INFORMATION SUPPLIED:

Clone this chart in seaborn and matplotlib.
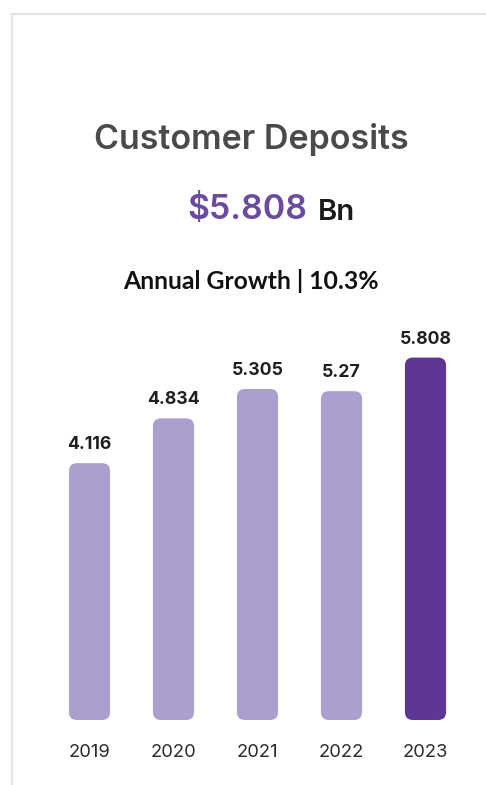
import matplotlib
matplotlib.use("Agg")
import matplotlib.pyplot as plt
from matplotlib.patches import FancyBboxPatch
from matplotlib.lines import Line2D
import seaborn as sns
import pandas as pd

# Customer deposits by year, in billions
years = ["2019", "2020", "2021", "2022", "2023"]
deposits = [4.116, 4.834, 5.305, 5.27, 5.808]
value_labels = ["4.116", "4.834", "5.305", "5.27", "5.808"]
headline_value = "$5.808"
headline_unit = "Bn"
growth_text = "Annual Growth | 10.3%"
title_text = "Customer Deposits"

LIGHT = "#ab9fcf"
DARK = "#5e3796"
colors = [LIGHT, LIGHT, LIGHT, LIGHT, DARK]

W, H, DPI = 486, 785, 100
sns.set_theme(style="white")
plt.rcParams["font.family"] = ["Inter", "DejaVu Sans"]

fig = plt.figure(figsize=(W / DPI, H / DPI), dpi=DPI)
fig.patch.set_facecolor("white")
renderer = fig.canvas.get_renderer()


def px(x, y):
    return x / W, 1 - y / H


def fit_width(t, target_px):
    """Scale a text's font size so its rendered width equals target_px."""
    w = t.get_window_extent(renderer).width
    t.set_fontsize(t.get_fontsize() * target_px / w)
    return t.get_fontsize()


# card border (top and left edges)
fig.add_artist(Line2D([11 / W, 1], [1 - 14 / H] * 2, color="#e4e4e4", lw=1.6))
fig.add_artist(Line2D([12 / W] * 2, [1 - 14 / H, 0], color="#e4e4e4", lw=1.6))

# bar axes: 84 px per category, bottom at y=720 px
ax_left, ax_right = 47.5, 467.5
ax_top, ax_bottom = 330, 720
ax = fig.add_axes([ax_left / W, 1 - ax_bottom / H,
                   (ax_right - ax_left) / W, (ax_bottom - ax_top) / H])
px_per_unit = 62.4
ymax = (ax_bottom - ax_top) / px_per_unit

df = pd.DataFrame({"year": years, "deposits": deposits})
sns.barplot(data=df, x="year", y="deposits", hue="year", palette=colors,
            legend=False, width=0.49, ax=ax, saturation=1)
ax.set_xlim(-0.5, 4.5)
ax.set_ylim(0, ymax)

# font size for the value labels, sized from the first label
probe = fig.text(0, 0, value_labels[0], fontsize=12, fontweight="bold")
label_size = fit_width(probe, 45)
probe.remove()

# rounded bars in place of plain rectangles
aspect = 84 / px_per_unit
radius_px = 8
bars = list(ax.patches)
for i, (bar, c) in enumerate(zip(bars, colors)):
    x0, y0 = bar.get_x(), bar.get_y()
    w, h = bar.get_width(), bar.get_height()
    bar.remove()
    ax.add_patch(FancyBboxPatch((x0, y0), w, h,
                                boxstyle=f"round,pad=0,rounding_size={radius_px / 84}",
                                mutation_aspect=aspect, facecolor=c,
                                edgecolor="none"))
    ax.text(x0 + w / 2, y0 + h + 10 / px_per_unit, value_labels[i],
            ha="center", va="bottom", fontsize=label_size,
            fontweight="bold", color="#1f1f1f")

for s in ax.spines.values():
    s.set_visible(False)
ax.set_yticks([])
ax.set_xlabel("")
ax.set_ylabel("")

probe = fig.text(0, 0, years[0], fontsize=12)
year_size = fit_width(probe, 42)
probe.remove()
ax.tick_params(axis="x", length=0, pad=17, labelsize=year_size,
               labelcolor="#2b2b2b")
ax.set_facecolor("none")

# header texts
t = fig.text(*px(251, 139), title_text, ha="center", va="center",
             fontsize=20, color="#4a4a4a", fontweight="semibold")
fit_width(t, 315)
t = fig.text(*px(307, 210), headline_value, ha="right", va="center",
             fontsize=23, color="#6a4ba0", fontweight="semibold")
fit_width(t, 120)
t = fig.text(*px(318, 212), headline_unit, ha="left", va="center",
             fontsize=15, color="#1a1a1a", fontweight="semibold")
fit_width(t, 37)
t = fig.text(*px(251, 281), growth_text, ha="center", va="center",
             fontsize=14, color="#111111", fontweight="bold",
             family=["Lato", "DejaVu Sans"])
fit_width(t, 258)

fig.savefig("out.png", dpi=DPI, facecolor="white")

GIVEN TASK: Repeat the data exactly, dropping every picture it holds.

EXPECTED OUTPUT:
Clone this chart in seaborn and matplotlib.
import matplotlib
matplotlib.use("Agg")
import matplotlib.pyplot as plt
from matplotlib.patches import FancyBboxPatch
from matplotlib.lines import Line2D
import seaborn as sns
import pandas as pd

# Customer deposits by year, in billions
years = ["2019", "2020", "2021", "2022", "2023"]
deposits = [4.116, 4.834, 5.305, 5.27, 5.808]
value_labels = ["4.116", "4.834", "5.305", "5.27", "5.808"]
headline_value = "$5.808"
headline_unit = "Bn"
growth_text = "Annual Growth | 10.3%"
title_text = "Customer Deposits"

LIGHT = "#ab9fcf"
DARK = "#5e3796"
colors = [LIGHT, LIGHT, LIGHT, LIGHT, DARK]

W, H, DPI = 486, 785, 100
sns.set_theme(style="white")
plt.rcParams["font.family"] = ["Inter", "DejaVu Sans"]

fig = plt.figure(figsize=(W / DPI, H / DPI), dpi=DPI)
fig.patch.set_facecolor("white")
renderer = fig.canvas.get_renderer()


def px(x, y):
    return x / W, 1 - y / H


def fit_width(t, target_px):
    """Scale a text's font size so its rendered width equals target_px."""
    w = t.get_window_extent(renderer).width
    t.set_fontsize(t.get_fontsize() * target_px / w)
    return t.get_fontsize()


# card border (top and left edges)
fig.add_artist(Line2D([11 / W, 1], [1 - 14 / H] * 2, color="#e4e4e4", lw=1.6))
fig.add_artist(Line2D([12 / W] * 2, [1 - 14 / H, 0], color="#e4e4e4", lw=1.6))

# bar axes: 84 px per category, bottom at y=720 px
ax_left, ax_right = 47.5, 467.5
ax_top, ax_bottom = 330, 720
ax = fig.add_axes([ax_left / W, 1 - ax_bottom / H,
                   (ax_right - ax_left) / W, (ax_bottom - ax_top) / H])
px_per_unit = 62.4
ymax = (ax_bottom - ax_top) / px_per_unit

df = pd.DataFrame({"year": years, "deposits": deposits})
sns.barplot(data=df, x="year", y="deposits", hue="year", palette=colors,
            legend=False, width=0.49, ax=ax, saturation=1)
ax.set_xlim(-0.5, 4.5)
ax.set_ylim(0, ymax)

# font size for the value labels, sized from the first label
probe = fig.text(0, 0, value_labels[0], fontsize=12, fontweight="bold")
label_size = fit_width(probe, 45)
probe.remove()

# rounded bars in place of plain rectangles
aspect = 84 / px_per_unit
radius_px = 8
bars = list(ax.patches)
for i, (bar, c) in enumerate(zip(bars, colors)):
    x0, y0 = bar.get_x(), bar.get_y()
    w, h = bar.get_width(), bar.get_height()
    bar.remove()
    ax.add_patch(FancyBboxPatch((x0, y0), w, h,
                                boxstyle=f"round,pad=0,rounding_size={radius_px / 84}",
                                mutation_aspect=aspect, facecolor=c,
                                edgecolor="none"))
    ax.text(x0 + w / 2, y0 + h + 10 / px_per_unit, value_labels[i],
            ha="center", va="bottom", fontsize=label_size,
            fontweight="bold", color="#1f1f1f")

for s in ax.spines.values():
    s.set_visible(False)
ax.set_yticks([])
ax.set_xlabel("")
ax.set_ylabel("")

probe = fig.text(0, 0, years[0], fontsize=12)
year_size = fit_width(probe, 42)
probe.remove()
ax.tick_params(axis="x", length=0, pad=17, labelsize=year_size,
               labelcolor="#2b2b2b")
ax.set_facecolor("none")

# header texts
t = fig.text(*px(251, 139), title_text, ha="center", va="center",
             fontsize=20, color="#4a4a4a", fontweight="semibold")
fit_width(t, 315)
t = fig.text(*px(307, 210), headline_value, ha="right", va="center",
             fontsize=23, color="#6a4ba0", fontweight="semibold")
fit_width(t, 120)
t = fig.text(*px(318, 212), headline_unit, ha="left", va="center",
             fontsize=15, color="#1a1a1a", fontweight="semibold")
fit_width(t, 37)
t = fig.text(*px(251, 281), growth_text, ha="center", va="center",
             fontsize=14, color="#111111", fontweight="bold",
             family=["Lato", "DejaVu Sans"])
fit_width(t, 258)

fig.savefig("out.png", dpi=DPI, facecolor="white")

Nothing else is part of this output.